If you have a related question, please click the "Ask a related question" button in the top right corner. The newly created question will be automatically linked to this question.
My customer has implemented a 4096 point real FFT and then wanted to check the execution time. Here is the scenario:
"I have written FFT code putting the input & output buffers and twiddle
factors in External Memory. I just now moved it all into fast on-chip RAM,
combining RAML4&5 for input buffer, RAML6&7 for output buffer, and moving
the previous stuff in RAML5 to RAML2. I left Twiddle factors and window
functions in Flash. I was able to get exactly the same result.
Now I want to compare the time taken by the 2 methods.
I used GPIO32 and measured the time between pulses on the
oscilloscope.
Doing a 4096 point real FFT using only on-chip memory took 3.65 ms without
any window function, 4.15 ms with window multiply.

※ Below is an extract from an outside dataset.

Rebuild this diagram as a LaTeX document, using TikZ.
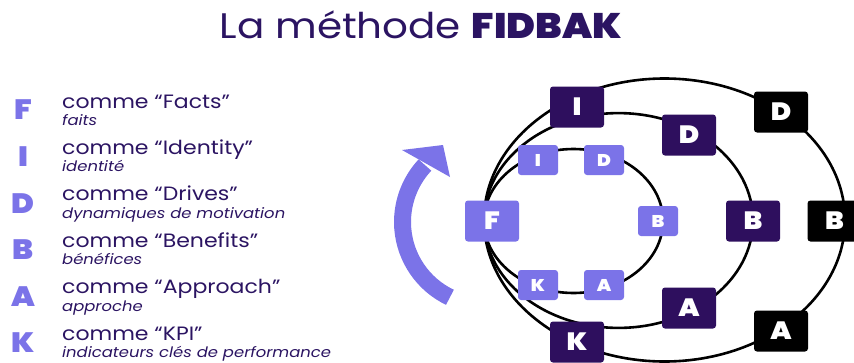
\documentclass[tikz,border=0pt]{standalone}
\usepackage{fontspec}
\setmainfont{Poppins}[FakeStretch=1.14]
\newfontfamily\heavy{Poppins Black}[FakeStretch=1.1]
\definecolor{ink}{HTML}{2B1462}
\definecolor{lav}{HTML}{7B73E8}
\definecolor{plum}{HTML}{2E0F5E}
\tikzset{
  ring/.style={draw=black, line width=2.6pt},
  key/.style={rounded corners=3pt, inner sep=0pt, text=white},
  smallkey/.style={key, fill=lav, minimum width=40pt, minimum height=30pt,
    font=\heavy\fontsize{17}{17}\selectfont},
  bigkey/.style={key, minimum width=54pt, minimum height=41pt,
    font=\heavy\fontsize{25}{25}\selectfont},
  midkey/.style={bigkey, fill=plum},
  outkey/.style={bigkey, fill=black},
  initial/.style={text=lav, font=\heavy\fontsize{28}{28}\selectfont},
  term/.style={anchor=base west, inner sep=0pt, text=ink, font=\fontsize{19.3}{19.3}\selectfont},
  gloss/.style={anchor=base west, inner sep=0pt, text=ink, font=\itshape\fontsize{14.4}{14.4}\selectfont},
}
\begin{document}
\begin{tikzpicture}[x=1pt,y=-1pt]
\useasboundingbox (0,0) rectangle (854,362);

% title
\node[anchor=base, inner sep=0pt, text=ink, font=\fontsize{35.5}{35.5}\selectfont]
  (title) at (421,38) {La méthode {\heavy FIDBAK}};

% letter column with meanings
\foreach \L/\T/\G [count=\i from 0] in {
  F/Facts/faits,
  I/Identity/identité,
  D/Drives/dynamiques de motivation,
  B/Benefits/bénéfices,
  A/Approach/approche,
  K/KPI/indicateurs clés de performance}{
  \node[initial] (init\L) at (23,110+46.6*\i) {\L};
  \node[term] (term\L) at (62,108+46.4*\i) {comme “\T”};
  \node[gloss] (gloss\L) at (62,125.5+46.4*\i) {\G};
}

% turning arrow
\draw[lav, line width=17pt] ([shift={(115.6:83.5)}]486,222) arc[start angle=115.6, end angle=223, radius=83.5];
\fill[lav] (402,150) -- (443,145) -- (450,177) -- cycle;

% three rings touching on the left
\draw[ring] (664.5,220) ellipse [x radius=180.5, y radius=141.5];
\draw[ring] (618.5,220.5) ellipse [x radius=134.5, y radius=107.4];
\draw[ring] (573.5,221) ellipse [x radius=89.5, y radius=72];

% inner ring
\node[smallkey] (iI) at (538,160) {I};
\node[smallkey] (iD) at (604,160) {D};
\node[bigkey, fill=lav] (iF) at (492,221) {F};
\node[smallkey] (iB) at (658,221) {B};
\node[smallkey] (iK) at (538,285) {K};
\node[smallkey] (iA) at (604,285) {A};

% middle ring
\node[midkey] (mI) at (577,107) {I};
\node[midkey] (mD) at (689,135) {D};
\node[midkey] (mB) at (753,221) {B};
\node[midkey] (mA) at (689,308) {A};
\node[midkey] (mK) at (577,342) {K};

% outer ring
\node[outkey] (oD) at (781,112) {D};
\node[outkey] (oB) at (834.5,221) {B};
\node[outkey] (oA) at (781,331) {A};
\end{tikzpicture}
\end{document}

If the input / output buffers are in external memory, with window function
it took 15.75 ms.
"
How come the same FFT code takes longer with external (fast) RAM compared to on-chip RAM? Though XINTF bus is slower the difference in the timings is quite large.
Any thoughts/feedback will be appreciated.
Regards,
Pradeep Shinde
DCAT, Dallas
Due to the CPU pipeline, things can get a lot slower from external RAM depending on where you have everything linked. The external RAM appears as a single block of memory, allowing only one access per cycle. Worst case is code and data external. Then, the pipeline could be trying to do a fetch, a read, and a write to external RAM at the same time. The external interface will bottleneck here, and everything will slow down. For the same scenario in internal RAM, the fetch, read, and write could all be to different RAM blocks and there would be no bottleneck and everything would run single cycle.
Regards,
David
Thanks, David.
Then ext RAM is essentially additional memory. I was under the impression that XINTF bus speed is the only criteria while calculating execution speed.
Regards,
Pradeep Shinde
Pradeep,
Something very key in David's message is allocating to "different RAM blocks". Each RAM block is single access, but you can access different RAM blocks at the same time. So if you could somehow manage to put all the code and data in one RAM block you would also introduce stalls. If you put code and one buffer in the same block you could see additional cycles. The best senerio has everything in seperate RAM blocks so nobody has to wait for another access to complete.
Lori